L’attacco informatico al consorzio franco-italo-inglese Mbda che produce missili per gli alleati Nato sarebbe “solo” la violazione dell’hard disk esterno di un dipendente. 

La compromissione dei database della Vittoria Assicurazioni, 970 mila file, non riguarderebbe i clienti ma “solo” «le attività formative dell’azienda».

L’attacco alla Gesis – scambiato improvvidamente per un attacco all’Agenzia delle Entrate – non avrebbe compromesso dati sensibili ma “solo” una piccola percentuale di vecchi applicativi. 

Gli esempi potrebbero continuare, ma la regola per le aziende coinvolte in una perdita di confindenzialità, integrità e disponibilità dei dati è quella di minizzare. 

Sempre meglio che negare, si dirà, ma questo è più difficile, visto che sia attaccanti che difensori non perdono l’occasione di farlo sapere il prima possibile all’opinione pubblica, complice un giornalismo sensazionalistico che non verifica le informazioni e non segue gli eventi successivi alla comunicazione dei fatti.

Un ruolo in tutto questo ce l’hanno anche gli uffici stampa che non rispondono a email e telefonate di chi indaga, e pure un approccio muscolare che procede per minacce di querela ai pochi giornalisti che provano a fare il loro mestiere, cioè verificare, verificare, verificare, incrociando le fonti e ascoltando il parere delle autorità e degli esperti indipendenti anziché dell’oste che serve il vino.

Soltanto la politica è sempre pronta a denunciare i cyberattacchi senza minimizzare. In questo caso fa comodo fare la parte della vittima o presentarsi come la Cassandra di turno.

I Tory inglesi ad esempio hanno denunciato il rischio di attacchi informatici per giustificare il rinvio del voto tra gli iscritti e scegliere il nuovo leader del partito conservatore; Taiwan ha fatto sapere che sia l’ufficio presidenziale che quello degli affari esteri sono stati oggetto di un attacco DDoS durante la visita della speaker americana della Camera, Nancy Pelosi; i partigiani di Ferrara hanno denunciato di aver perso il controllo della loro pagina Facebook; il portavoce di Medvedev, falco anti-occidentale, ha detto che il profilo dell’ex presidente russo sul Facebook nazionale, VKontakte, è stato hackerato per pubblicare un post di invito all’annessione della Georgia.

In maniera più seria, vertici dell’Acn a parte, in Italia è il presidente del Copasir Adolfo Urso che ogni giorno fa dichiarazioni sensate sull’accrescimento della resilienza del paese di fronte al rischio degli attacchi cyber, un buon viatico per diventare la prossima Autorità delegata alla sicurezza al posto dell’attuale Franco Gabrielli se il centrodestra vincesse le elezioni di settembre.

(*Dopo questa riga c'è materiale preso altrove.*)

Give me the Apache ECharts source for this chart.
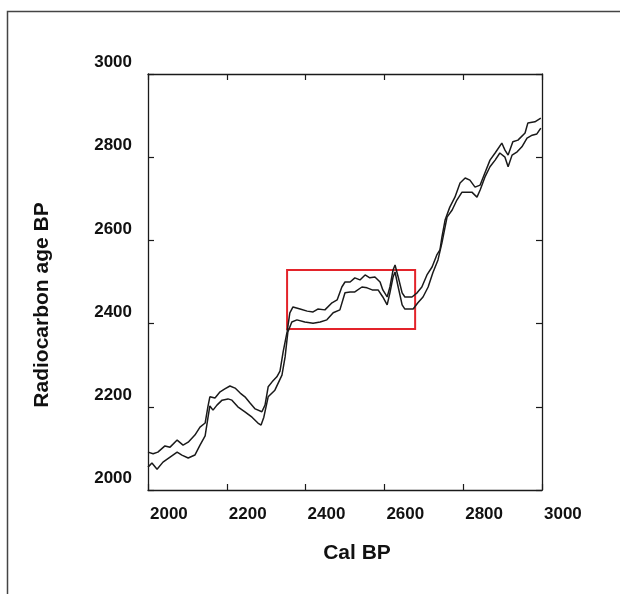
<!DOCTYPE html>
<html>
<head>
<meta charset="utf-8">
<script src="https://cdn.jsdelivr.net/npm/echarts@6/dist/echarts.min.js"></script>
<style>
  html, body { margin: 0; padding: 0; background: #fff; }
  #chart { width: 620px; height: 594px; }
</style>
</head>
<body>
<div id="chart"></div>
<script>
// calibration curve, upper and lower band (Cal BP vs radiocarbon age BP)

const upperCal = [2000, 2013, 2025, 2043, 2056, 2074, 2089, 2102, 2119, 2132, 2145, 2152, 2157, 2170, 2183, 2195, 2208, 2221, 2234, 2246, 2259, 2272, 2289, 2297, 2305, 2315, 2327, 2335, 2343, 2353, 2360, 2368, 2386, 2404, 2419, 2431, 2449, 2467, 2480, 2492, 2500, 2513, 2525, 2538, 2551, 2563, 2576, 2589, 2596, 2607, 2614, 2622, 2627, 2635, 2645, 2652, 2670, 2683, 2695, 2708, 2721, 2733, 2741, 2746, 2754, 2766, 2779, 2792, 2805, 2817, 2830, 2843, 2855, 2868, 2881, 2898, 2906, 2914, 2926, 2939, 2957, 2964, 2982, 2997];
const upperAge = [2091, 2087, 2091, 2106, 2103, 2120, 2108, 2115, 2132, 2151, 2161, 2200, 2224, 2221, 2236, 2243, 2250, 2245, 2233, 2224, 2209, 2195, 2188, 2204, 2248, 2260, 2272, 2286, 2332, 2380, 2426, 2440, 2435, 2430, 2428, 2435, 2433, 2450, 2457, 2488, 2500, 2500, 2510, 2505, 2517, 2510, 2512, 2500, 2481, 2464, 2488, 2529, 2541, 2512, 2474, 2464, 2464, 2474, 2488, 2517, 2536, 2565, 2577, 2608, 2649, 2680, 2704, 2738, 2750, 2745, 2728, 2733, 2762, 2793, 2810, 2834, 2817, 2805, 2837, 2841, 2858, 2882, 2885, 2894];

const lowerCal = [2000, 2010, 2023, 2038, 2056, 2074, 2086, 2102, 2119, 2132, 2145, 2152, 2157, 2165, 2175, 2188, 2203, 2213, 2228, 2246, 2264, 2279, 2287, 2294, 2305, 2322, 2340, 2348, 2355, 2365, 2378, 2398, 2419, 2437, 2454, 2470, 2487, 2500, 2513, 2525, 2543, 2556, 2569, 2584, 2596, 2607, 2614, 2622, 2627, 2635, 2645, 2652, 2673, 2685, 2698, 2711, 2723, 2736, 2746, 2759, 2772, 2784, 2797, 2810, 2822, 2835, 2843, 2855, 2868, 2881, 2893, 2906, 2914, 2924, 2937, 2949, 2962, 2975, 2987, 2997];
const lowerAge = [2055, 2065, 2050, 2067, 2079, 2091, 2084, 2077, 2084, 2108, 2130, 2173, 2202, 2192, 2204, 2216, 2219, 2216, 2200, 2188, 2175, 2161, 2156, 2175, 2224, 2240, 2276, 2320, 2380, 2404, 2409, 2404, 2401, 2404, 2409, 2426, 2433, 2474, 2476, 2476, 2488, 2486, 2481, 2481, 2464, 2445, 2474, 2512, 2524, 2488, 2445, 2435, 2435, 2450, 2464, 2488, 2522, 2553, 2594, 2656, 2673, 2697, 2716, 2716, 2716, 2704, 2721, 2752, 2777, 2793, 2810, 2800, 2777, 2805, 2813, 2825, 2846, 2853, 2856, 2870];

// highlighted plateau (red box)
const boxCal = [2353, 2678];
const boxAge = [2387, 2529];

const axisMin = 2000;
const axisMax = 3000;
const tickStep = 200;

function pairs(xs, ys) {
    let out = [];
    for (let i = 0; i < xs.length; i++) {
        out.push([xs[i], ys[i]]);
    }
    return out;
}

const chart = echarts.init(document.getElementById('chart'));

const lineCol = '#1a1a1a';
const fontFam = '"Liberation Sans", Arial, sans-serif';

// shared axis look: ticks pointing into the plot
const baseAxis = {
    type: 'value',
    min: axisMin,
    max: axisMax,
    interval: tickStep,
    splitLine: { show: false },
    axisLine: { show: true, onZero: false, lineStyle: { color: lineCol, width: 1.3 } },
    axisTick: { show: true, inside: true, length: 6, lineStyle: { color: lineCol, width: 1.2 } }
};

const plainNum = v => String(v); // no thousands separator

const option = {
    animation: false,
    backgroundColor: '#fff',
    grid: { left: 148, top: 74, width: 394, height: 416, containLabel: false },
    xAxis: [
        Object.assign({}, baseAxis, {
            position: 'bottom',
            axisLabel: {
                show: true, margin: 16, align: 'left', padding: [0, 0, 0, 2], formatter: plainNum,
                color: '#111', fontSize: 17, fontWeight: 'bold', fontFamily: fontFam
            }
        }),
        Object.assign({}, baseAxis, { position: 'top', axisLabel: { show: false } })
    ],
    yAxis: [
        Object.assign({}, baseAxis, {
            position: 'left',
            axisLabel: {
                show: true, margin: 16, verticalAlign: 'bottom', padding: [0, 0, 3, 0], formatter: plainNum,
                color: '#111', fontSize: 17, fontWeight: 'bold', fontFamily: fontFam
            }
        }),
        Object.assign({}, baseAxis, { position: 'right', axisLabel: { show: false } })
    ],
    graphic: [
        {
            // outer frame
            type: 'rect', silent: true,
            shape: { x: 7.5, y: 11.5, width: 700, height: 700 },
            style: { fill: 'none', stroke: '#444', lineWidth: 1.5 }
        },
        {
            type: 'text', silent: true,
            x: 357, y: 553,
            style: {
                text: 'Cal BP', x: 0, y: 0, align: 'center', verticalAlign: 'middle',
                fill: '#111', font: 'bold 21px ' + fontFam
            }
        },
        {
            type: 'text', silent: true,
            x: 42, y: 305, rotation: Math.PI / 2,
            style: {
                text: 'Radiocarbon age BP', x: 0, y: 0, align: 'center', verticalAlign: 'middle',
                fill: '#111', font: 'bold 21px ' + fontFam
            }
        }
    ],
    series: [
        {
            type: 'line', name: 'upper', data: pairs(upperCal, upperAge),
            showSymbol: false, smooth: false, silent: true,
            lineStyle: { color: lineCol, width: 1.5 },
            markArea: {
                silent: true,
                itemStyle: { color: 'rgba(0,0,0,0)', borderColor: '#e3232a', borderWidth: 2 },
                data: [[{ coord: [boxCal[0], boxAge[0]] }, { coord: [boxCal[1], boxAge[1]] }]]
            }
        },
        {
            type: 'line', name: 'lower', data: pairs(lowerCal, lowerAge),
            showSymbol: false, smooth: false, silent: true,
            lineStyle: { color: lineCol, width: 1.5 }
        }
    ]
};

chart.setOption(option);
</script>
</body>
</html>
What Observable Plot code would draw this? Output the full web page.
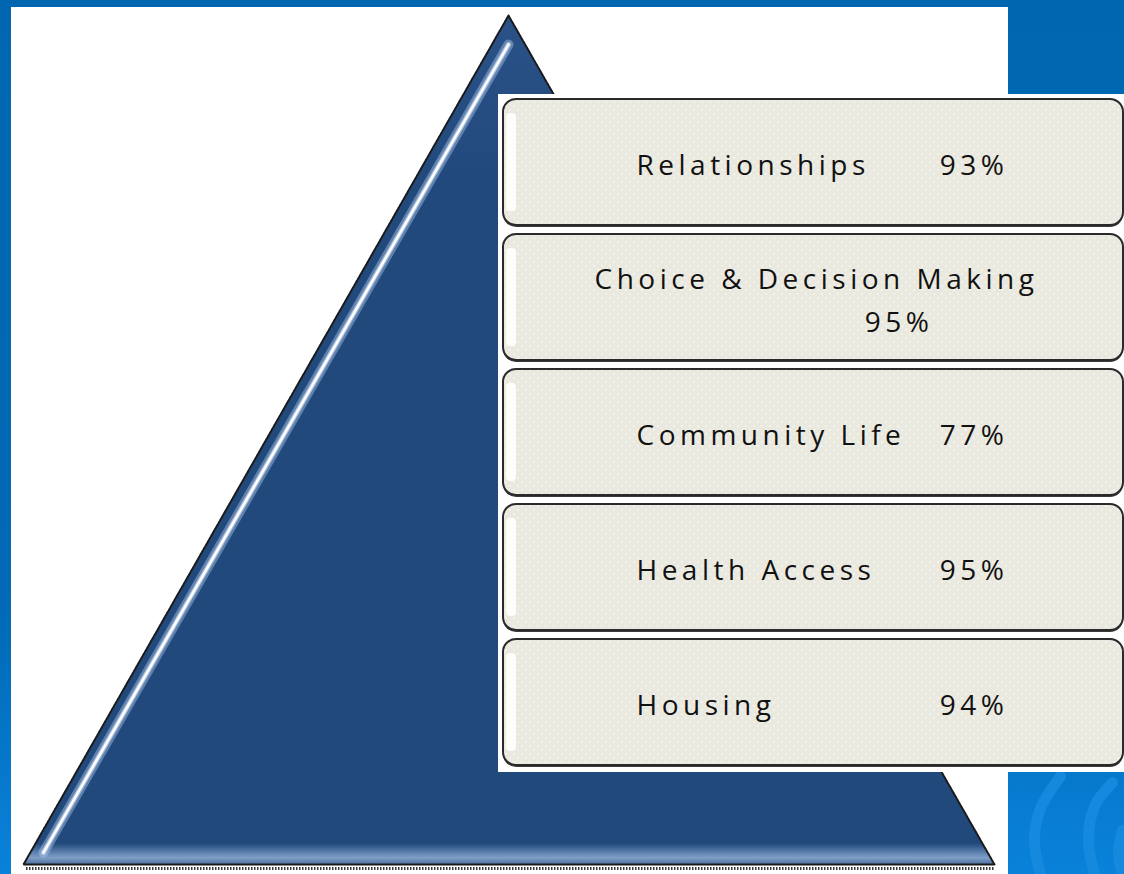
<!DOCTYPE html>
<html><head><meta charset="utf-8">
<script src="https://cdn.jsdelivr.net/npm/d3@7"></script>
<script src="https://cdn.jsdelivr.net/npm/@observablehq/plot@0.6"></script>
<style>
html,body{margin:0;padding:0;background:#0067b2;overflow:hidden}
#wrap{position:relative;width:1124px;height:874px}
#wrap svg{position:absolute;left:0;top:0}
</style></head><body><div id="wrap"></div>
<script>
// ---- data ----
const categories = ["Relationships", "Choice & Decision Making", "Community Life", "Health Access", "Housing"];
const values = [93, 95, 77, 95, 94];

// ---- layout ----
const W = 1124, H = 874;
const boxes = categories.map((c, i) => ({category: c, value: values[i], wrap: c.length > 16}));

// decorative pyramid geometry (page units)
const tri = [{x: 508, y: 15}, {x: 994, y: 864}, {x: 23, y: 864}, {x: 508, y: 15}];
const hl = [{x: 508, y: 44}, {x: 43, y: 852}];
const rect = (x1, x2, y1, y2) => [{x1, x2, y1, y2}];
const R = {x1: "x1", x2: "x2", y1: "y1", y2: "y2"};
const arcs = [
  [{x: 1040, y: 874}, {x: 1034, y: 840}, {x: 1040, y: 808}, {x: 1060, y: 776}],
  [{x: 1094, y: 874}, {x: 1088, y: 840}, {x: 1094, y: 806}, {x: 1112, y: 782}],
  [{x: 1122, y: 830}, {x: 1118, y: 852}, {x: 1122, y: 874}]
];

const frame = Plot.plot({
  width: W, height: H, margin: 0,
  x: {domain: [0, W], range: [0, W], axis: null},
  y: {domain: [0, H], range: [0, H], axis: null},
  style: {background: "transparent", overflow: "visible"},
  marks: [
    Plot.rect(rect(0, W, 0, H), {...R, fill: "url(#bgGrad)"}),
    ...arcs.map(a => Plot.line(a, {x: "x", y: "y", stroke: "#1489de", strokeWidth: 11, curve: "catmull-rom"})),
    Plot.rect(rect(11, 1008, 7, H), {...R, fill: "white"}),
    Plot.ruleY([868], {x1: 26, x2: 994, stroke: "#3a3a3a", strokeWidth: 3, strokeDasharray: "1.5 1.5"}),
    Plot.line(tri, {x: "x", y: "y", fill: "url(#triGrad)", stroke: "#1a1a1a", strokeWidth: 2, strokeDasharray: "2.5 1.2"}),
    Plot.line(hl, {x: "x", y: "y", stroke: "#a9c6ea", strokeWidth: 10, strokeOpacity: 0.45}),
    Plot.line(hl, {x: "x", y: "y", stroke: "#dfeafa", strokeWidth: 5, strokeOpacity: 0.6}),
    Plot.line(hl, {x: "x", y: "y", stroke: "white", strokeWidth: 2.5}),
    Plot.rect(rect(498, W, 94, 772), {...R, fill: "white"})
  ]
});

const chart = Plot.plot({
  width: W, height: H, margin: 0,
  x: {domain: [0, W], range: [0, W], axis: null},
  y: {type: "band", domain: categories, range: [98, 766], paddingInner: 0.065, paddingOuter: 0, axis: null},
  style: {background: "transparent", fontFamily: "'Open Sans', sans-serif", color: "#111"},
  marks: [
    Plot.barX(boxes, {y: "category", x1: 503, x2: 1123, fill: "#3a3a3a", rx: 13, dy: 2}),
    Plot.barX(boxes, {y: "category", x1: 503, x2: 1123, fill: "url(#dots)", stroke: "#2a2a2a", strokeWidth: 2, rx: 13}),
    Plot.barX(boxes, {y: "category", x1: 506, x2: 516, insetTop: 14, insetBottom: 14, fill: "white", fillOpacity: 0.9, rx: 4}),
    Plot.text(boxes.filter(d => !d.wrap), {y: "category", x: 636, text: "category", textAnchor: "start", fontSize: 28, dy: 4, fill: "#111"}),
    Plot.text(boxes.filter(d => !d.wrap), {y: "category", x: 1008, text: d => d.value + "%", textAnchor: "end", fontSize: 28, dy: 4, fill: "#111"}),
    Plot.text(boxes.filter(d => d.wrap), {y: "category", x: 594, text: "category", textAnchor: "start", fontSize: 28, dy: -17.5, fill: "#111"}),
    Plot.text(boxes.filter(d => d.wrap), {y: "category", x: 933, text: d => d.value + "%", textAnchor: "end", fontSize: 28, dy: 25.5, fill: "#111"})
  ]
});

// defs: gradients & dot pattern
const defs = d3.select(frame).insert("defs", ":first-child");
const bg = defs.append("linearGradient").attr("id", "bgGrad").attr("x1", 0).attr("y1", 0).attr("x2", 0).attr("y2", 1);
bg.append("stop").attr("offset", "0").attr("stop-color", "#0066b0");
bg.append("stop").attr("offset", "0.7").attr("stop-color", "#006ab6");
bg.append("stop").attr("offset", "1").attr("stop-color", "#0a82da");
const tg = defs.append("linearGradient").attr("id", "triGrad").attr("x1", 0).attr("y1", 0).attr("x2", 0).attr("y2", 1);
tg.append("stop").attr("offset", "0").attr("stop-color", "#2a5288");
tg.append("stop").attr("offset", "0.2").attr("stop-color", "#22497c");
tg.append("stop").attr("offset", "0.975").attr("stop-color", "#21497c");
tg.append("stop").attr("offset", "0.992").attr("stop-color", "#7f9fc8");
tg.append("stop").attr("offset", "1").attr("stop-color", "#4a6e9c");

const defs2 = d3.select(chart).insert("defs", ":first-child");
const pat = defs2.append("pattern").attr("id", "dots").attr("patternUnits", "userSpaceOnUse").attr("width", 8).attr("height", 8);
pat.append("rect").attr("width", 8).attr("height", 8).attr("fill", "#eae9df");
pat.append("circle").attr("cx", 2).attr("cy", 2).attr("r", 0.9).attr("fill", "#f8f7f2");
pat.append("circle").attr("cx", 6).attr("cy", 6).attr("r", 0.9).attr("fill", "#f8f7f2");

d3.select(chart).selectAll("text").attr("letter-spacing", "4.5");

const wrap = document.getElementById("wrap");
wrap.appendChild(frame);
wrap.appendChild(chart);
</script></body></html>
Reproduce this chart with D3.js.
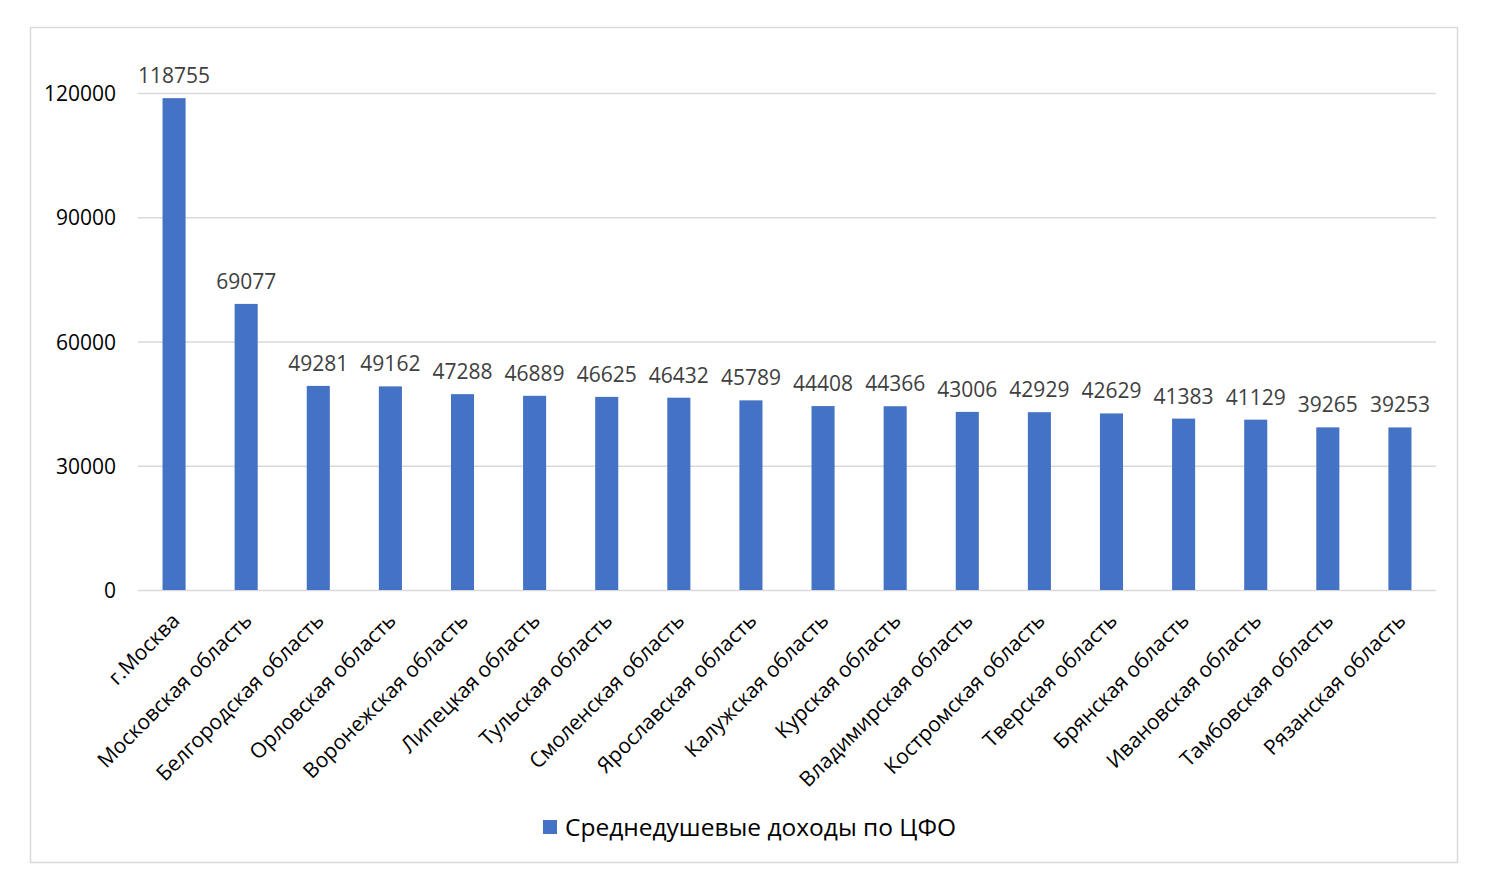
<!DOCTYPE html>
<html>
<head>
<meta charset="utf-8">
<script src="https://cdn.jsdelivr.net/npm/d3@7"></script>
<style>
  body { margin: 0; background: #fff; }
  text { font-family: "Open Sans", sans-serif; }
</style>
</head>
<body>
<div id="chart"></div>
<script>
// Data
const regions = ["г.Москва", "Московская область", "Белгородская область", "Орловская область",
  "Воронежская область", "Липецкая область", "Тульская область", "Смоленская область",
  "Ярославская область", "Калужская область", "Курская область", "Владимирская область",
  "Костромская область", "Тверская область", "Брянская область", "Ивановская область",
  "Тамбовская область", "Рязанская область"]
const incomes = [118755, 69077, 49281, 49162, 47288, 46889, 46625, 46432, 45789, 44408,
  44366, 43006, 42929, 42629, 41383, 41129, 39265, 39253]
const yTicks = [0, 30000, 60000, 90000, 120000]
const seriesName = "Среднедушевые доходы по ЦФО"

// Dimensions
const width = 1485
const height = 889
const plotLeft = 138
const plotRight = 1436
const plotTop = 93
const plotBottom = 590
const barColor = "#4472c4"

const svg = d3.select("#chart")
  .append("svg")
    .attr("width", width)
    .attr("height", height)

svg.append("rect")
  .attr("x", 30.5)
  .attr("y", 27.5)
  .attr("width", 1427)
  .attr("height", 835)
  .attr("fill", "#fff")
  .attr("stroke", "#d9d9d9")
  .attr("stroke-width", 1.5)

const x = d3.scaleBand()
  .domain(regions)
  .range([plotLeft, plotRight])
  .paddingInner(0.68)
  .paddingOuter(0.34)

const y = d3.scaleLinear()
  .domain([0, 120000])
  .range([plotBottom, plotTop])

// gridlines
svg.append("g")
  .selectAll("line")
  .data(yTicks)
  .enter().append("line")
  .attr("x1", plotLeft)
  .attr("x2", plotRight)
  .attr("y1", function(d) { return y(d) + 0.5 })
  .attr("y2", function(d) { return y(d) + 0.5 })
  .attr("stroke", "#d9d9d9")
  .attr("stroke-width", 1.3)

// y labels
svg.append("g")
  .selectAll("text")
  .data(yTicks)
  .enter().append("text")
  .attr("x", 116)
  .attr("y", function(d) { return y(d) + 8 })
  .attr("text-anchor", "end")
  .style("font-size", "21px")
  .attr("fill", "#000")
  .text(function(d) { return d })

// bars
svg.append("g")
  .selectAll("rect")
  .data(incomes)
  .enter().append("rect")
  .attr("x", function(d, i) { return x(regions[i]) })
  .attr("y", function(d) { return y(d) })
  .attr("width", x.bandwidth())
  .attr("height", function(d) { return plotBottom - y(d) })
  .attr("fill", barColor)

// value labels
svg.append("g")
  .selectAll("text")
  .data(incomes)
  .enter().append("text")
  .attr("x", function(d, i) { return x(regions[i]) + x.bandwidth() / 2 })
  .attr("y", function(d) { return y(d) - 15 })
  .attr("text-anchor", "middle")
  .style("font-size", "21px")
  .attr("fill", "#404040")
  .text(function(d) { return d })

// category labels
svg.append("g")
  .selectAll("text")
  .data(regions)
  .enter().append("text")
  .attr("text-anchor", "end")
  .attr("transform", function(d) {
    let cx = x(d) + x.bandwidth() / 2 + 7
    return "translate(" + cx + "," + 622 + ") rotate(-45)"
  })
  .style("font-size", "21px")
  .attr("fill", "#000")
  .text(function(d) { return d })

// legend
svg.append("rect")
  .attr("x", 543)
  .attr("y", 820)
  .attr("width", 14)
  .attr("height", 14)
  .attr("fill", barColor)

svg.append("text")
  .attr("x", 565)
  .attr("y", 836)
  .style("font-size", "24.5px")
  .attr("fill", "#000")
  .text(seriesName)
</script>
</body>
</html>
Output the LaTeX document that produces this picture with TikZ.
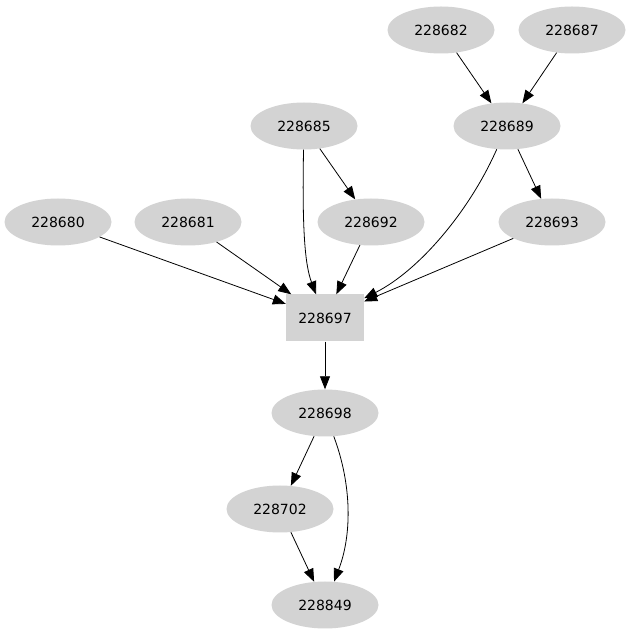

La capacità difensiva del paese secondo Urso, in rappresentanza del Copasir tutto, passa per un’attenta gestione della cyber defence nel contesto della strategia di cybersicurezza nazionale, e attraverso la condivisione di analisi, valutazioni e dispositivi di reazione alle crisi, con attenzione ai meccanismi di disinformazione sfruttati per influenzare i processi politici e decisionali.

In tutto questo chi non abbassa mai la guardia, tra mille difficoltà, sono le strutture competenti delle Forze Armate, della Gdf e del Dis insieme alla Polizia di Stato, attore nei giorni scorsi di una serie di accordi orientati a creare il personale necessario a difendere il paese, mentre Banca d’Italia, Consob e Ivass hanno adottato un nuovo sistema di testing informatico, la Guida Tiber‑It, per assicurare la stabilità, continuità e sicurezza dei servizi finanziari e di pagamento.

Essere preparati è meglio che gridare al lupo.